╔══

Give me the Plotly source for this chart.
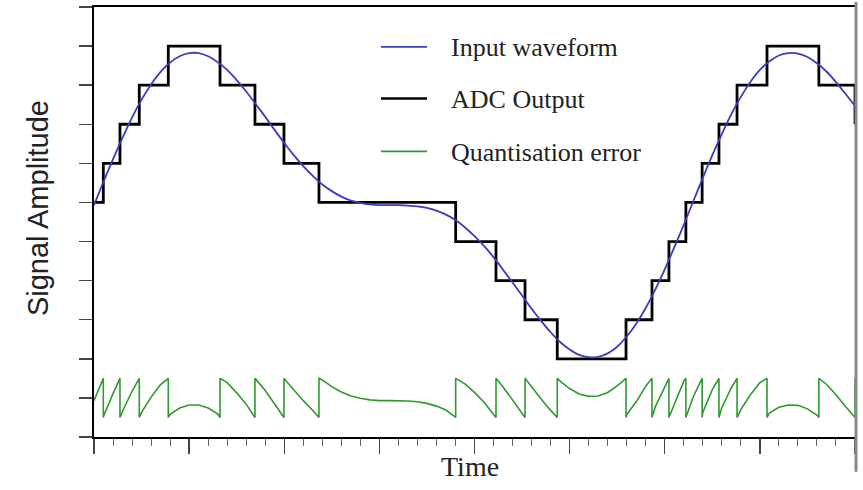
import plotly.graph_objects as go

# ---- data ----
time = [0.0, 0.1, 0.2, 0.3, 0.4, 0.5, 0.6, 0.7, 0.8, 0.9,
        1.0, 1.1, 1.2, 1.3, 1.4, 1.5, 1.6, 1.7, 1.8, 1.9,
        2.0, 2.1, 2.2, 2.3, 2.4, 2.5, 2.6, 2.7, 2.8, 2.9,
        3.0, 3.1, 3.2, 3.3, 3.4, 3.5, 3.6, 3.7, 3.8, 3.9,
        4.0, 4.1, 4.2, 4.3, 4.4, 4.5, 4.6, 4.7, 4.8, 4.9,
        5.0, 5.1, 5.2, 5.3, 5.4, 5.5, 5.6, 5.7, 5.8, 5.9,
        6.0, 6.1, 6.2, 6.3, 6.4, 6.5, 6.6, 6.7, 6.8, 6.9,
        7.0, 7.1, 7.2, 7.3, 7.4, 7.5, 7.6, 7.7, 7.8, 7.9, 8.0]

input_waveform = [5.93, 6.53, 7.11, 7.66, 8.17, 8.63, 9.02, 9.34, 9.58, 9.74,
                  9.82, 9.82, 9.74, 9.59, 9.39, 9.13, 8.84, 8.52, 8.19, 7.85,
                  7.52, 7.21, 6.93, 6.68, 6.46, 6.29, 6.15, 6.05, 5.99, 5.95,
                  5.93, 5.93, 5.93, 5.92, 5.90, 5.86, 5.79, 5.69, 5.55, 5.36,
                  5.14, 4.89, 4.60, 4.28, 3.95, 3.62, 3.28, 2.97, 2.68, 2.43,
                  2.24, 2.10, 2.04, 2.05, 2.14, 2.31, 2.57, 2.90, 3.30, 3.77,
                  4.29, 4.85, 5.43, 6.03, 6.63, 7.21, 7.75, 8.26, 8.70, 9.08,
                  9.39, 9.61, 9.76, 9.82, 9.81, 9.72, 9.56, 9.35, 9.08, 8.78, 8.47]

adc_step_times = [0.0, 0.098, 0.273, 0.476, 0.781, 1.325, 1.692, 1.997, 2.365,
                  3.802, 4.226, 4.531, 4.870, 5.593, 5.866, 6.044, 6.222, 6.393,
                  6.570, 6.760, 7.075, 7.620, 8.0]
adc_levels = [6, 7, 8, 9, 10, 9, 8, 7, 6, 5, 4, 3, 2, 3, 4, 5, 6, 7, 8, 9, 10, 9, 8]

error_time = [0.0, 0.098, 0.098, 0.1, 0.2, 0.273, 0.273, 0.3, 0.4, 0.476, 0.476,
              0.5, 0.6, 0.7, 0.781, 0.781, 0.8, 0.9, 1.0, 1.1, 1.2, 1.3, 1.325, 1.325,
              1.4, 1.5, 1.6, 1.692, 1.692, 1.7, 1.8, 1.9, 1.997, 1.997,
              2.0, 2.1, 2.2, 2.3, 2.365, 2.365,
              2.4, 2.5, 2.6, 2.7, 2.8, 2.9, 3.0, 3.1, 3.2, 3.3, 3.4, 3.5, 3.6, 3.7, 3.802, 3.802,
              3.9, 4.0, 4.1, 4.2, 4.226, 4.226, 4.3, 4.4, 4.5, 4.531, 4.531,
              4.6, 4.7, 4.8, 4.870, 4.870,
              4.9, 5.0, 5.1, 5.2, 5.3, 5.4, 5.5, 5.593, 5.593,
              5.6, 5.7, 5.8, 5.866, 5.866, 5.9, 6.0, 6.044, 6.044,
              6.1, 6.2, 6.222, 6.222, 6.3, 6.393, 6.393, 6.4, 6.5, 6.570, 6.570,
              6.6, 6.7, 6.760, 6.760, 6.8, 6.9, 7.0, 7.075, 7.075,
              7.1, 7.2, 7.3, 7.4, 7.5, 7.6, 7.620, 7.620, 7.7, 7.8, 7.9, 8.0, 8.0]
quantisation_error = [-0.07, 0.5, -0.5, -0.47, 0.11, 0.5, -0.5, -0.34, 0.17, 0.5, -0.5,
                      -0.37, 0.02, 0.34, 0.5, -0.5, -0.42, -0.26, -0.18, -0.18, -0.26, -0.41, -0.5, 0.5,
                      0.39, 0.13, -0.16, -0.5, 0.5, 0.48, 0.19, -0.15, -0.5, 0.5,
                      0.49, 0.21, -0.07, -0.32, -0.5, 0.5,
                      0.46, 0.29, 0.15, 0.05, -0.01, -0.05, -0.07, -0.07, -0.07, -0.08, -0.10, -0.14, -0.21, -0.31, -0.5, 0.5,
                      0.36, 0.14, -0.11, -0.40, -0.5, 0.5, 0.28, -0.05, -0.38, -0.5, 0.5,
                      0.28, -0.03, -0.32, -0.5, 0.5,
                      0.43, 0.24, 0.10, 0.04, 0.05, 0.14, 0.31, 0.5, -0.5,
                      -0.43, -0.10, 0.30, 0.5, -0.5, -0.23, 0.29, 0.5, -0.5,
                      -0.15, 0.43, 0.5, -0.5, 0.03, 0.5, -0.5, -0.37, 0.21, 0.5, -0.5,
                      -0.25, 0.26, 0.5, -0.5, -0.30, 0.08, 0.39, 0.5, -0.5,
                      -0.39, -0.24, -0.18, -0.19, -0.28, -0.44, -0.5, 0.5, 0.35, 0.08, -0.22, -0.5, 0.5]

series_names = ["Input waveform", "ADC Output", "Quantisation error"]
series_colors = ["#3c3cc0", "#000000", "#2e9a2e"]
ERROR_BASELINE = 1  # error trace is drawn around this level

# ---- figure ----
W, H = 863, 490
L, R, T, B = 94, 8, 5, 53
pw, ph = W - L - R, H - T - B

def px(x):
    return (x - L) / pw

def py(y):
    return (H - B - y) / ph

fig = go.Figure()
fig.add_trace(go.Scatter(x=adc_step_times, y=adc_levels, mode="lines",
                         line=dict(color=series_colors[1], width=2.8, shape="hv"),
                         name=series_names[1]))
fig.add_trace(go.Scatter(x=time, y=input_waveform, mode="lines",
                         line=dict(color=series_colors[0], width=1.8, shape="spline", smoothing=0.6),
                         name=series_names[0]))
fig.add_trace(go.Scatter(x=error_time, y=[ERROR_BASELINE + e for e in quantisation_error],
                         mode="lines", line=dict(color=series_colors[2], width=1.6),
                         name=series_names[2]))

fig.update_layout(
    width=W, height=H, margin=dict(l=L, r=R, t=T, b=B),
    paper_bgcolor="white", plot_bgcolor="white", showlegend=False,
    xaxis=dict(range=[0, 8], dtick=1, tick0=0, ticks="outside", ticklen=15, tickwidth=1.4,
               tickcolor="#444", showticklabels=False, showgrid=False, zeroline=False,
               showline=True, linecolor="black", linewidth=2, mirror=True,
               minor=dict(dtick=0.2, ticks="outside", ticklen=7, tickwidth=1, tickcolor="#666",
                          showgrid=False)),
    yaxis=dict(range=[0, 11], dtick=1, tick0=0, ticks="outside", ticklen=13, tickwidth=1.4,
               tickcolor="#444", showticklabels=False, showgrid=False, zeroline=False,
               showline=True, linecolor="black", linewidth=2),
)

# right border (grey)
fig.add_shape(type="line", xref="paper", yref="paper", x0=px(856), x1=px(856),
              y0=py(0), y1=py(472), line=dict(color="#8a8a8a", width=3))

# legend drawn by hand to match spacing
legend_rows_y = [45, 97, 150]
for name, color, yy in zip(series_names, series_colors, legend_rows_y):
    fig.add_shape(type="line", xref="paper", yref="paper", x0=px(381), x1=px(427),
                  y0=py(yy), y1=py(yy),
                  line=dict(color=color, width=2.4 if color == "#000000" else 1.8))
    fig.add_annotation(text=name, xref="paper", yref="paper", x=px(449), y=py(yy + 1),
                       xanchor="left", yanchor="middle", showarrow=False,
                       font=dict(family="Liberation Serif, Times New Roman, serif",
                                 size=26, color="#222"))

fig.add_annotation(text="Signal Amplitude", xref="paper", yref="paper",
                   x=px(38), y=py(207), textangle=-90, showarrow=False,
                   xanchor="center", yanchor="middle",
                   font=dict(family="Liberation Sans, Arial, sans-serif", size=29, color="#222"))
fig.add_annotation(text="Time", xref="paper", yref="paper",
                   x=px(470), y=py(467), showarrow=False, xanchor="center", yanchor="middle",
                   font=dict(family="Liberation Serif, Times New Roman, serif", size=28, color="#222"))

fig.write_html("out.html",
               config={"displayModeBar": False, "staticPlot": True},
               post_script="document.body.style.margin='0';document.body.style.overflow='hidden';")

╚══

DIRECTIVE >> Repeat, exactly and in full, each line from the start of the data to the line that contains "import plotly.graph_objects as go". Pictures do not go in.

PROBLEM SOLUTION >>
Give me the Plotly source for this chart.
import plotly.graph_objects as go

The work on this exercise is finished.